Menyoal Infrastruktur Kawasan Batang Banyu, Mengapa Tak Berkembang Maju (1)

0

Oleh : Dr Subhan Syarief

EKSPEDISI Batang Banyu menelusuri Sungai Martapura, Sungai Barito dan Sungai Nagara mulai Banjarmasin, Marabahan, Margasari dan Nagara menyisakan banyak tanya.

PERTANYAAN itu menyangkut persoalan lingkungan, pengurasan sumber daya alam (SDA), sosial, politik, budaya, pendidikan, infrastruktur ataupun berkelindan dengan keadilan, hak warga dan bahkan persoalan kepemimpinan pun ada di sana.

Memang. Dari berbagai pembicaraan dan diskusi sepanjang perjalanan menyusuri tiga sungai, hal kompenen infrastruktur fisik penunjang aktivitas kehidupan warga, terkhusus warga sepanjang tepian sungai atau mungkin sepanjang kawasan bantaran sungai belum banyak tersentuh atau tepatnya dikuak ke permukaan.

Ketika diskusi, hal infrastruktur digunakan hanya sebagai alat bukti bahwa kemajuan tak menyentuh kawasan tersebut. Ya, kawasan Batang Banyu dari segi Infrastruktur fisik terkhusus area yang langsung berbatasan dengan sungai akan menjadi studi menarik, apalagi bila kemudian di kaitkan dengan pemanfaatan potensi SDA yang tiap hari hilir mudik lewat sepanjang Sungai Barito.

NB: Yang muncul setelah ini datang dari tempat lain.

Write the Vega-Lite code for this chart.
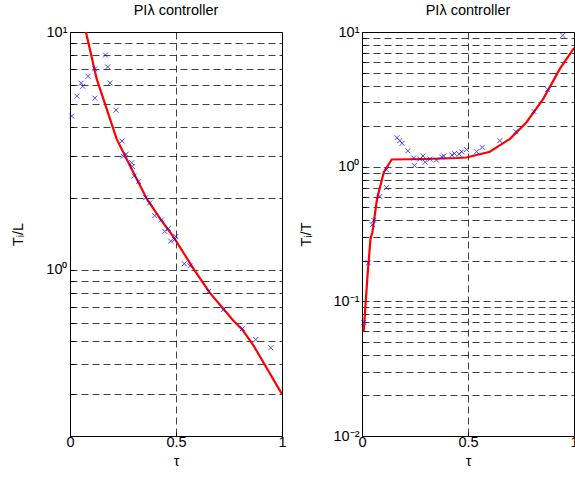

Bicara infrastruktur fisik secara mendasar tak bisa dipisahkan dengan pemanfaatan sungai dalam menunjang berbagai aktivitas kehidupan warga. Infrastruktur fisik ini tumbuh berkembang secara alamiah akibat semakin meningkatnya aktivitas perekonomian, perniagaan, angkutan beragam hasil alam, keamanan geopolitik daerah, dan berbagai aktivitas lainnya yang melalui jalur sungai.

BACA : Bukan Hanya Susur Sungai, Hasil Kajian Ekspedisi Batang Banyu Direspons Rektor ULM

Umumnya di setiap kawasan Batang Banyu yang relatif sudah berkembang terdapat beberapa kompenen Infrastruktur fisik, antara lain:

Pertama; Infrastruktur Dermaga/Pelabuhan, Pasar dan Gudang. Awal mula pertumbuhan daerah pusat kawasan di tepi sungai tidak bisa lepas dari hal jalur sarana transportasi atau moda transportasi sungai. Kapal, perahu dan jukung merupakan alat angkutan manusia, hasil pertanian, perkebunan dan berbagai barang atau jasa lainnya. Semua berfungsi untuk melancarkan pemenuhan berbagai kebutuhan pokok penunjang kehidupan manusia, kemudian untuk melancarkan dan memudahkan layanan berbagai aktivitas tersebut kemudian di sediakan lah infrastruktur berupa pelabuhan atau dermaga.

Sejatinya, bila merunut sejarah dan mencoba memasuki ranah pikiran para ‘pemikir’ tempo dulu, maka hampir dipastikan dermaga adalah infrastruktur utama yang didahulukan dibangun oleh masyarakat Batang Banyu. Karena ini area yang memudahkan mereka untuk menyandarkan perahu dan juga ketika bongkar muat barang ataupun turun naiknya penumpang. Perkembangan berikutnya, baru kemudian di sekitar dermaga tersebut di bangun pasar untuk berdagang dan mungkin juga gudang-gudang untuk menyimpan barang-barang yang mau di kirimkan ketempat lain.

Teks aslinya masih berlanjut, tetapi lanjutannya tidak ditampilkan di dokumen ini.